* Start *

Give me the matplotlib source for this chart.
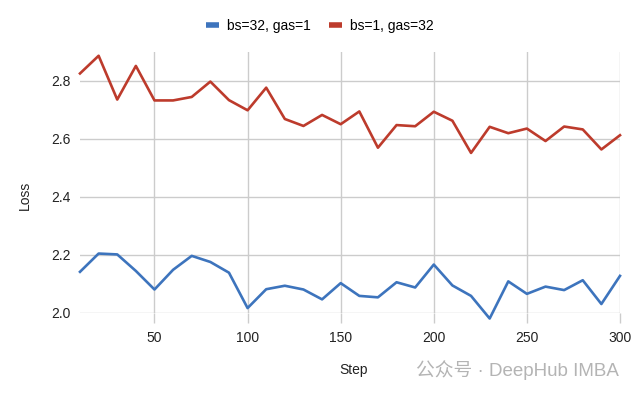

* End *
* Start *

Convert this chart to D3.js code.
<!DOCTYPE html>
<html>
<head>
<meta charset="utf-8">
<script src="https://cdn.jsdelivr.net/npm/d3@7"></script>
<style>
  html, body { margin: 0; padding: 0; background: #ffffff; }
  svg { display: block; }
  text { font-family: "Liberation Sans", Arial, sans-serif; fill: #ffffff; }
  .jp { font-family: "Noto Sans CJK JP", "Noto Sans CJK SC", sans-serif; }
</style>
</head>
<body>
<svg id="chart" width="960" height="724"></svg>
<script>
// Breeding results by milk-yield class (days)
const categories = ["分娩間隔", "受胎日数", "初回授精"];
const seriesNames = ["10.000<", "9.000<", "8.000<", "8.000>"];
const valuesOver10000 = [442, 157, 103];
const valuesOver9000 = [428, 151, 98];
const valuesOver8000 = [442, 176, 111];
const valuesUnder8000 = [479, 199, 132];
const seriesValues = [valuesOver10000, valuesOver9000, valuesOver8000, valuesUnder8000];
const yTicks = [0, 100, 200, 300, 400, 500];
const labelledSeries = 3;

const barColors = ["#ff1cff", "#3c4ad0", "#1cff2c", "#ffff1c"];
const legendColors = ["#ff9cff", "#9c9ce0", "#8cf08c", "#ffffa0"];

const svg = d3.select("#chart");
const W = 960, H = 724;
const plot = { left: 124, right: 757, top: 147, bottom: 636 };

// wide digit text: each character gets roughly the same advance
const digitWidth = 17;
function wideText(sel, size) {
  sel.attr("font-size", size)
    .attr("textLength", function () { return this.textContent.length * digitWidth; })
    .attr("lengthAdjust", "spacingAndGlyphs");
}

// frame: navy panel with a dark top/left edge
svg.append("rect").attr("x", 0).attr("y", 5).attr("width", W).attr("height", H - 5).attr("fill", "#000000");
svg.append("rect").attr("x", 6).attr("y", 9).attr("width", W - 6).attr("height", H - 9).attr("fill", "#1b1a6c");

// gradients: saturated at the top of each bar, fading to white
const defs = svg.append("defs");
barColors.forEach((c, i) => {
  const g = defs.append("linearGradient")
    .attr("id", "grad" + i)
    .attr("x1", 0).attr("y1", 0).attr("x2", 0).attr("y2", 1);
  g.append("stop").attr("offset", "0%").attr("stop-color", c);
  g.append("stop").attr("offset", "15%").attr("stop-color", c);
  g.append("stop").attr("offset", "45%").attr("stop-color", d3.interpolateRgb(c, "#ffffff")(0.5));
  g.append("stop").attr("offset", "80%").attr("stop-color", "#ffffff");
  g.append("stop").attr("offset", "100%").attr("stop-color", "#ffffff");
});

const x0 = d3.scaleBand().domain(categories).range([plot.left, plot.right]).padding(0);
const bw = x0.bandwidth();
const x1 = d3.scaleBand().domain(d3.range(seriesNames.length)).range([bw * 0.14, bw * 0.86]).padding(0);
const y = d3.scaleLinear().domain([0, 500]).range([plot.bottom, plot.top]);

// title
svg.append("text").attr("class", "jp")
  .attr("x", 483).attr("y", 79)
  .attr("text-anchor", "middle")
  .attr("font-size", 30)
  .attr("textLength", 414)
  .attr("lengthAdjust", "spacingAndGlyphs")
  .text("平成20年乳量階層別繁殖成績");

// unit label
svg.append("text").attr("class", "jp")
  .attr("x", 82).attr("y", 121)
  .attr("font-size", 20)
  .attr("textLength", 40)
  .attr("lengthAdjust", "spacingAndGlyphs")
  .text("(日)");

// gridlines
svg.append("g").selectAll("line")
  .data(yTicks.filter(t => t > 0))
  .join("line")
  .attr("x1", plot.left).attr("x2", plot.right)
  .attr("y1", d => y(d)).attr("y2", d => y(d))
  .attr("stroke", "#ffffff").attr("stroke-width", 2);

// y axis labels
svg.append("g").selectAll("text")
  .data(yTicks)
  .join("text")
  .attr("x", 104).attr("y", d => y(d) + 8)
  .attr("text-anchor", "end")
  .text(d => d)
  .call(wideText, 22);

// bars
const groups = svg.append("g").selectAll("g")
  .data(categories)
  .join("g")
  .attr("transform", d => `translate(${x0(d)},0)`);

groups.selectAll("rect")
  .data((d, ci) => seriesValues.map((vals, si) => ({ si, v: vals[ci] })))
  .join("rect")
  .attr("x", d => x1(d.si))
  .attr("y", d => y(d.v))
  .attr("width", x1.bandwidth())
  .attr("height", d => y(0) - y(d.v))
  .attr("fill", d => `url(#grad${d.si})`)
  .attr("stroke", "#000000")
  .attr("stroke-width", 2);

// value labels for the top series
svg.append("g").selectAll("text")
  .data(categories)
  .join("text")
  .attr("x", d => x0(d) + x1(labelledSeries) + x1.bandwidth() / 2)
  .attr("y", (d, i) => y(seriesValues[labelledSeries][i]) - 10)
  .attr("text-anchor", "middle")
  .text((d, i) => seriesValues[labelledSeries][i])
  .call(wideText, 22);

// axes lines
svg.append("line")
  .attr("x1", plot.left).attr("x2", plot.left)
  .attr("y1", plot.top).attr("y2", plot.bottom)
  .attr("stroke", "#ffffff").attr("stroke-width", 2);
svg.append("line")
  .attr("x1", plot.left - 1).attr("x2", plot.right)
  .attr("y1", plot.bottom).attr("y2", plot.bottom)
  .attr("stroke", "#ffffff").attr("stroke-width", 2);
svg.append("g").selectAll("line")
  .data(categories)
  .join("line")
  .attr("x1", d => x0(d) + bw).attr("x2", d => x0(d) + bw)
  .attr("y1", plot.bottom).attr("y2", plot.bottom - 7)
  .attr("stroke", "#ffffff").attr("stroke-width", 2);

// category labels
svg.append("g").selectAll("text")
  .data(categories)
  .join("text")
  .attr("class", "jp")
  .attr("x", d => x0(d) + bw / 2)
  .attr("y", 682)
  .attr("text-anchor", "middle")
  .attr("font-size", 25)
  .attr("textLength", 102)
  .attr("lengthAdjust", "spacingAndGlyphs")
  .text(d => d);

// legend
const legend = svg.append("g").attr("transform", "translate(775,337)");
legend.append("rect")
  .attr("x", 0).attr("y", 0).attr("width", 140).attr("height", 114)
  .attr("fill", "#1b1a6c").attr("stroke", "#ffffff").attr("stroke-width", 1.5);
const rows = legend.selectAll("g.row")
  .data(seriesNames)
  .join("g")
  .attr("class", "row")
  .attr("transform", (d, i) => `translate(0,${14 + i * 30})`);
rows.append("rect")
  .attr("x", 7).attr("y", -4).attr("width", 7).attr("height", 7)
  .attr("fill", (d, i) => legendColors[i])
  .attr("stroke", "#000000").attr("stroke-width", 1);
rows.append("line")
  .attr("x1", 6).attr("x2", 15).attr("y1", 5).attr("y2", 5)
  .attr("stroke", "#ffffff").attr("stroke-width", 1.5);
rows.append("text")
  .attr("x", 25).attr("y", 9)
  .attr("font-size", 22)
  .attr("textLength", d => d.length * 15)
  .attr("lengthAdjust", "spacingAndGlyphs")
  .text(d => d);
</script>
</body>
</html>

* End *

* [Task prompt]
Among the entries above, identify all lines with "chart" and copy them.

* [Result of the task]
Give me the matplotlib source for this chart.
Convert this chart to D3.js code.
<svg id="chart" width="960" height="724"></svg>
const svg = d3.select("#chart");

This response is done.